A good way to get around any choppiness in the preview is to download the videos from your drone onto your computer.
VDSC has color grading options, contrast tools, brightness tools, RGB scales, and more. However, a drawback of VSDC is that the color grading potential is slightly less.
To color grade a video in VSDC, there is a sphere icon at the bottom of the video editing screen, and you’ll be able to pull the circle overlapping the sphere and different directions in order to exaggerate colors and diminish others.
Most of the time, this will be enough to edit your video and add a professional look to it.
DaVinci Resolve #
One video editor that can be paired with either Adobe or VDSC is DaVinci Resolve.

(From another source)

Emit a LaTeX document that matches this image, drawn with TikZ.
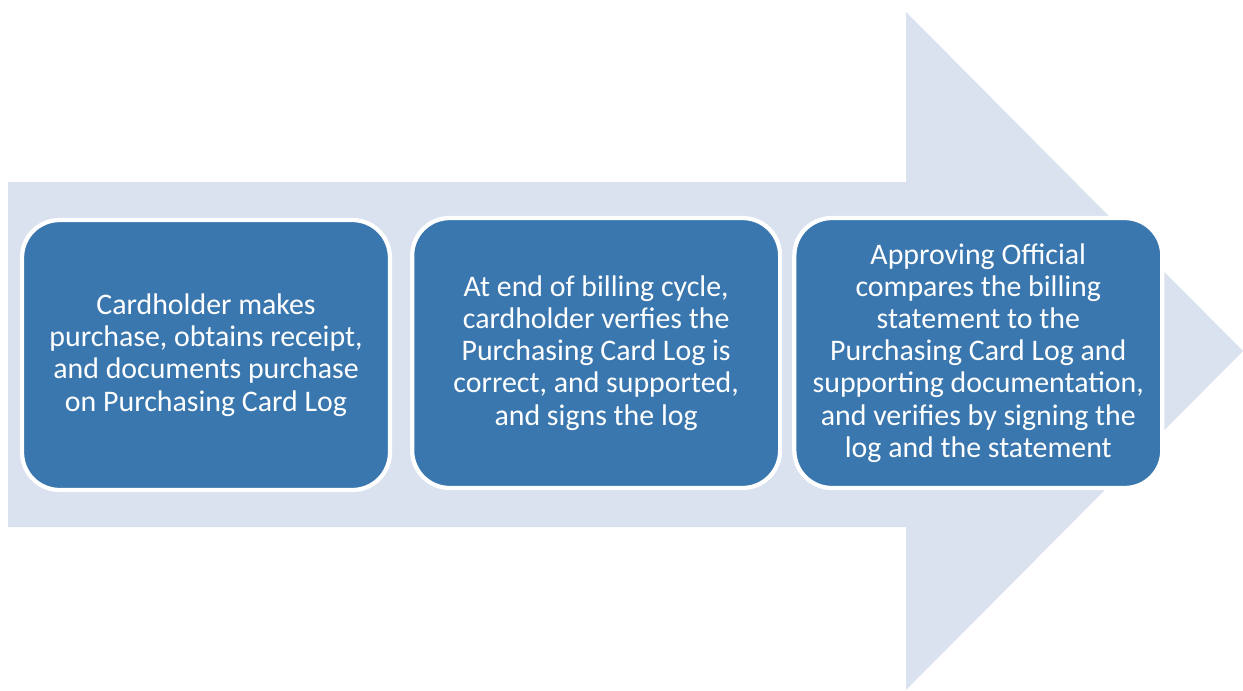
\documentclass[tikz,border=0pt]{standalone}
\usepackage{fontspec}
\setmainfont{Carlito}
\usetikzlibrary{positioning}
\definecolor{arrowfill}{HTML}{DAE1EF}
\definecolor{stepblue}{HTML}{3A77AE}

\begin{document}
\begin{tikzpicture}[x=0.02cm, y=-0.02cm,
                    stepbox/.style={rectangle, rounded corners=0.75cm, fill=stepblue, draw=white, line width=2.4pt,
                                    minimum width=7.36cm, minimum height=5.4cm, text=white, align=center,
                                    font=\fontsize{17}{18.3}\selectfont},
                    node distance=0.36cm]
                    \useasboundingbox (0,0) rectangle (1243,690);
                    \fill[arrowfill] (8,182) -- (906,182) -- (906,12) -- (1243,351) -- (906,690) -- (906,527) -- (8,527) -- cycle;
                    \node[stepbox] (purchase) at (206,355) {Cardholder makes\\purchase, obtains receipt,\\and documents purchase\\on Purchasing Card Log};
                    \node[stepbox] (verify) [right= of purchase, yshift=0.04cm] {At end of billing cycle,\\cardholder verfies the\\Purchasing Card Log is\\correct, and supported,\\and signs the log};
                    \node[stepbox] (approve) [right=0.2cm of verify] {Approving Official\\compares the billing\\statement to the\\Purchasing Card Log and\\supporting documentation,\\and verifies by signing the\\log and the statement};
                    \end{tikzpicture}
\end{document}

As discussed previously, some video editors may fall behind in the color-grading game. DaVinci Resolve is the premier color grading software and can make up for color shortcomings in other programs.
While DaVinci Resolve isn’t necessarily the best for producing a final video, using its color grading software to first grade your videos and then export them into either Adobe or VDSC can help someone trying to produce a video with necessary color exaggeration such as in a desert or the mountains during the fall.

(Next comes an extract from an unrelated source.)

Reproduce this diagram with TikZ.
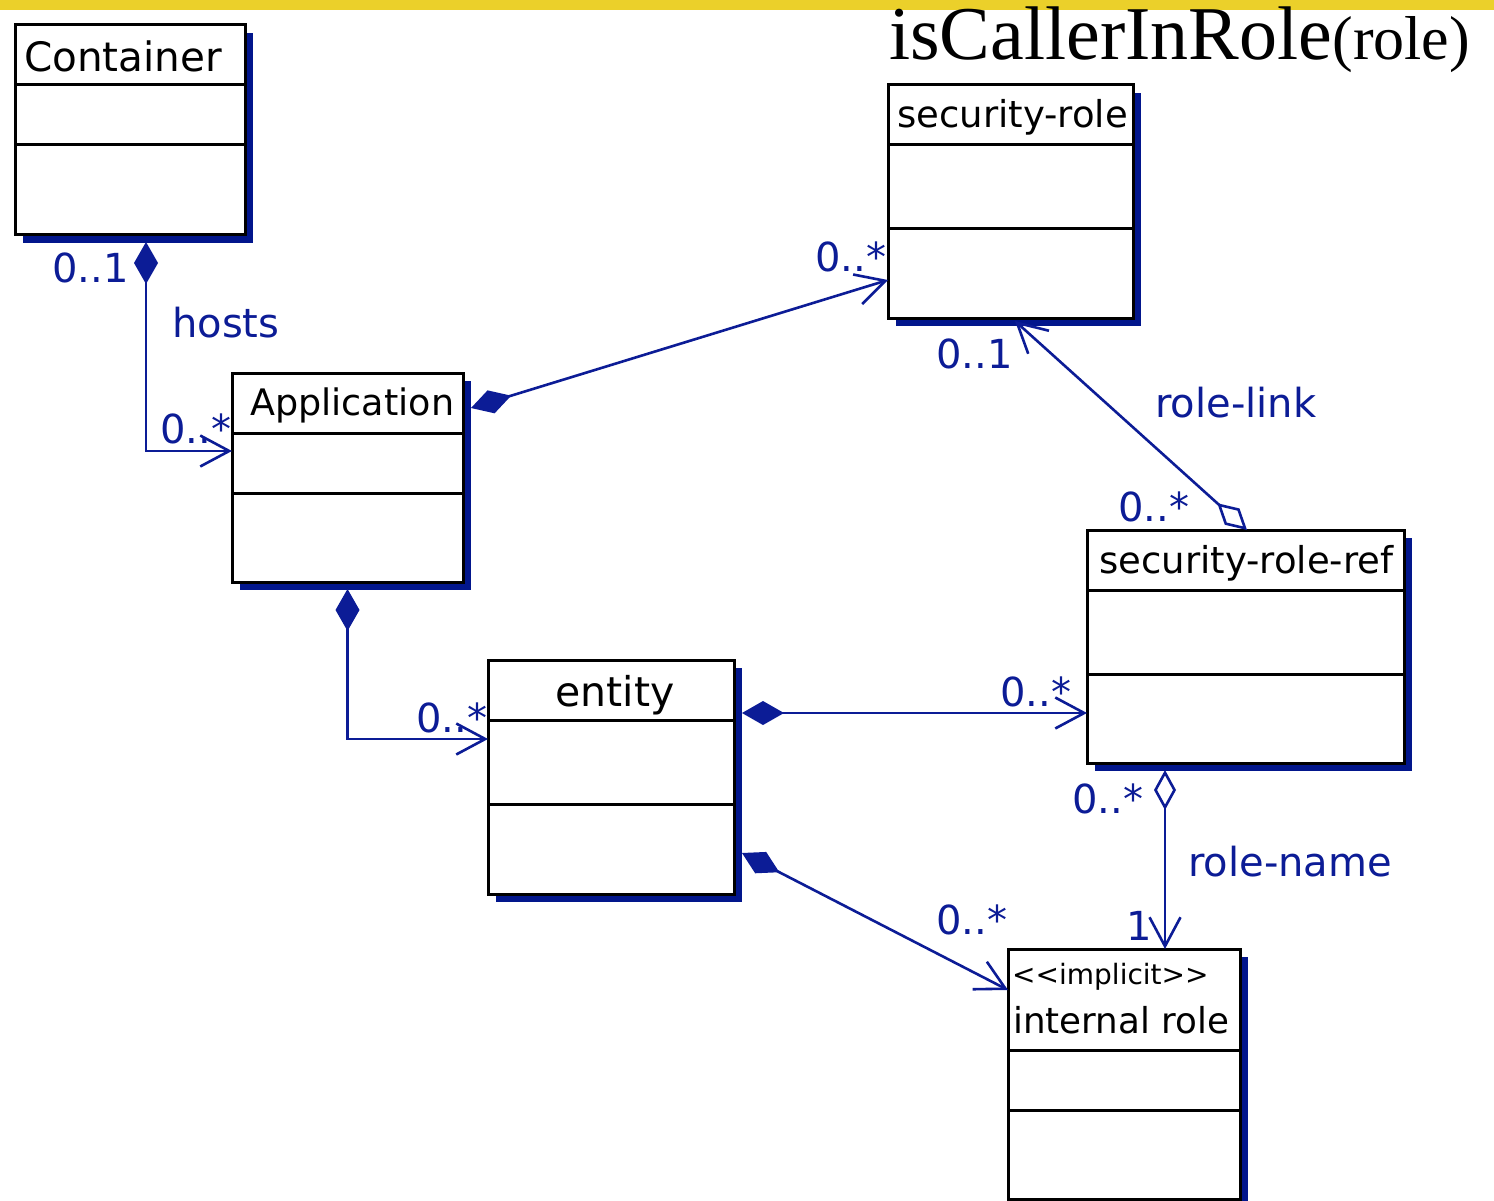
\documentclass[tikz,border=0pt]{standalone}
\usepackage{fontspec}
\setmainfont{DejaVu Sans}
\newfontfamily\titleserif{Liberation Serif}
\usetikzlibrary{arrows.meta,calc}

\definecolor{umlblue}{RGB}{12,28,150}
\definecolor{shadowblue}{RGB}{2,22,140}
\definecolor{topbar}{RGB}{235,208,42}

\tikzset{
  classbox/.style={draw=black, line width=3pt, fill=white, anchor=north west,
    inner sep=0pt, outer sep=0pt},
  boxtitle/.style={anchor=base west, inner sep=0pt, font=\fontsize{#1}{#1}\selectfont},
  boxtitle/.default=37,
  mult/.style={anchor=base west, inner sep=0pt, text=umlblue,
    font=\fontsize{40}{40}\selectfont},
  assoc/.style={draw=umlblue, line width=2.6pt},
  comp/.style={assoc, {Diamond[length=42pt,width=24pt,fill=umlblue]}-{Straight Barb[length=29pt,width=31pt]}},
  aggr/.style={assoc, {Diamond[open,length=40pt,width=22pt,fill=white]}-{Straight Barb[length=29pt,width=31pt]}},
}

% class box with drop shadow: name, x1, y1, x2, y2, first divider, second divider
\newcommand\umlclass[7]{%
  \fill[shadowblue] (#2+8,#3+8) rectangle (#4+8,#5+8);
  \node[classbox, minimum width=#4-#2, minimum height=#5-#3] (#1) at (#2,#3) {};
  \draw[line width=3pt] (#2,#6) -- (#4,#6);
  \draw[line width=3pt] (#2,#7) -- (#4,#7);
}

\begin{document}
\begin{tikzpicture}[x=1pt, y=-1pt]
\useasboundingbox (0,0) rectangle (1494,1201);
\fill[white] (0,0) rectangle (1494,1201);
\fill[topbar] (0,0) rectangle (1494,10);

\node[anchor=base west, inner sep=0pt] (heading) at (889,60)
  {\titleserif{\fontsize{76}{76}\selectfont isCallerInRole}{\fontsize{62}{62}\selectfont(role)}};

% classes
\umlclass{container}{15}{25}{245}{235}{85}{145}
\umlclass{application}{232}{373}{463}{582}{433}{493}
\umlclass{secrole}{888}{85}{1133}{318}{145}{229}
\umlclass{secref}{1087}{530}{1404}{763}{590}{674}
\umlclass{entity}{488}{660}{734}{894}{720}{804}
\umlclass{internal}{1008}{949}{1240}{1199}{1050}{1110}

\node[boxtitle=40.5] (containerT) at (24,72) {Container};
\node[boxtitle=36.5] (applicationT) at (250,415) {Application};
\node[boxtitle=37] (secroleT) at (897,128) {security-role};
\node[boxtitle=37] (secrefT) at (1099,573) {security-role-ref};
\node[boxtitle=41, anchor=base] (entityT) at (615,706) {entity};
\node[anchor=base west, inner sep=0pt, font=\fontsize{28}{28}\selectfont] (stereo) at (1012,984) {<{}<implicit>{}>};
\node[boxtitle=35.7] (internalT) at (1013,1033) {internal role};

% associations
\draw[comp] ([xshift=16pt,yshift=-7pt]container.south) |- ([yshift=26.5pt]application.west);
\draw[comp] ([xshift=8pt,yshift=69.5pt]application.east) -- ([yshift=-78.5pt]secrole.west);
\draw[aggr] ([xshift=1.5pt]secref.north) -- ([xshift=4.5pt,yshift=-3pt]secrole.south);
\draw[comp] ([xshift=8pt,yshift=64pt]entity.east) -- ([yshift=-66.5pt]secref.west);
\draw[comp] ([yshift=-7pt]application.south) |- ([yshift=38pt]entity.west);
\draw[comp] ([xshift=8pt,yshift=-76pt]entity.east) -- ([yshift=84pt]internal.west);
\draw[aggr] ([xshift=-80.5pt,yshift=-7pt]secref.south) -- ([xshift=41pt]internal.north);

% multiplicities and role names
\node[mult] (m1) at (52,283) {0..1};
\node[mult] (hosts) at (172,337) {hosts};
\node[mult] (m2) at (160,443) {0..*};
\node[mult] (m3) at (815,271) {0..*};
\node[mult] (m4) at (936,368) {0..1};
\node[mult] (rolelink) at (1155,417) {role-link};
\node[mult] (m5) at (1118,521) {0..*};
\node[mult] (m6) at (1000,706) {0..*};
\node[mult] (m7) at (416,732) {0..*};
\node[mult] (m8) at (936,934) {0..*};
\node[mult] (m9) at (1072,813) {0..*};
\node[mult] (rolename) at (1188,876) {role-name};
\node[mult] (m10) at (1126,940) {1};
\end{tikzpicture}
\end{document}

DaVinci Resolve is another free program, which is great!
Once again, this program is memory and RAM-heavy and will put strain on your computer to run it. If your computer does not have the correct amount of RAM or memory, the program may not run at all.
Lesser editors: Best for beginner drone pilots #
Some completely free options are useful as well, especially for drone pilots just getting into the industry.
Both Windows and Mac come with their own respective video editing software options. While the tools are not as expansive as the video editors mentioned above, these free options are a great way to get familiar with editing drone videos.
As for the Windows video editor, which is known as Windows Movie Maker, it’s extremely straightforward to use. You simply select all the videos you would like to edit and then place them in the video editing box at the top left of the screen.
Once they are loaded in, you will be able to drag each clip into the timeline. This timeline will determine in what order the video clips play.
For instance, if you wish to have an opening drone shot of a valley in the mountains, with the next clip being a cabin orbiting, you would drag the mountain shot into the second box.
If there is excess in the shots, you’ll be able to trim them so that the video has no filler or boring parts.
The color grading option is extremely limited, with almost none in the Windows video editor. The only form of color grading you may place on your video is using a saturation tool or a filter.
Another huge drawback of Windows Movie Maker is that you can’t have a video fade into another video. VDSC and Adobe Premiere both let you fade one clip into another.
Just like all the other video editors, you are able to add music to your video when using Windows Movie Maker. Windows even has a selection of copyright-free tracks to use as your background audio.
This might actually be a part where Windows Movie Maker overtakes VDSC and Adobe. With those video editors, there is no catalog of music to choose from.
Final thoughts #
Overall, the video editor that you choose will determine how many ways you can edit your drone videos. While this is an extremely important part of creating quality drone footage, the most important part is getting quality footage in the first place.
In the end, an expert pilot could edit a better video in Windows Movie Maker than an unskilled pilot in Adobe Premiere. Most of these options listed above come with free trials, so you can figure out which one works best for you.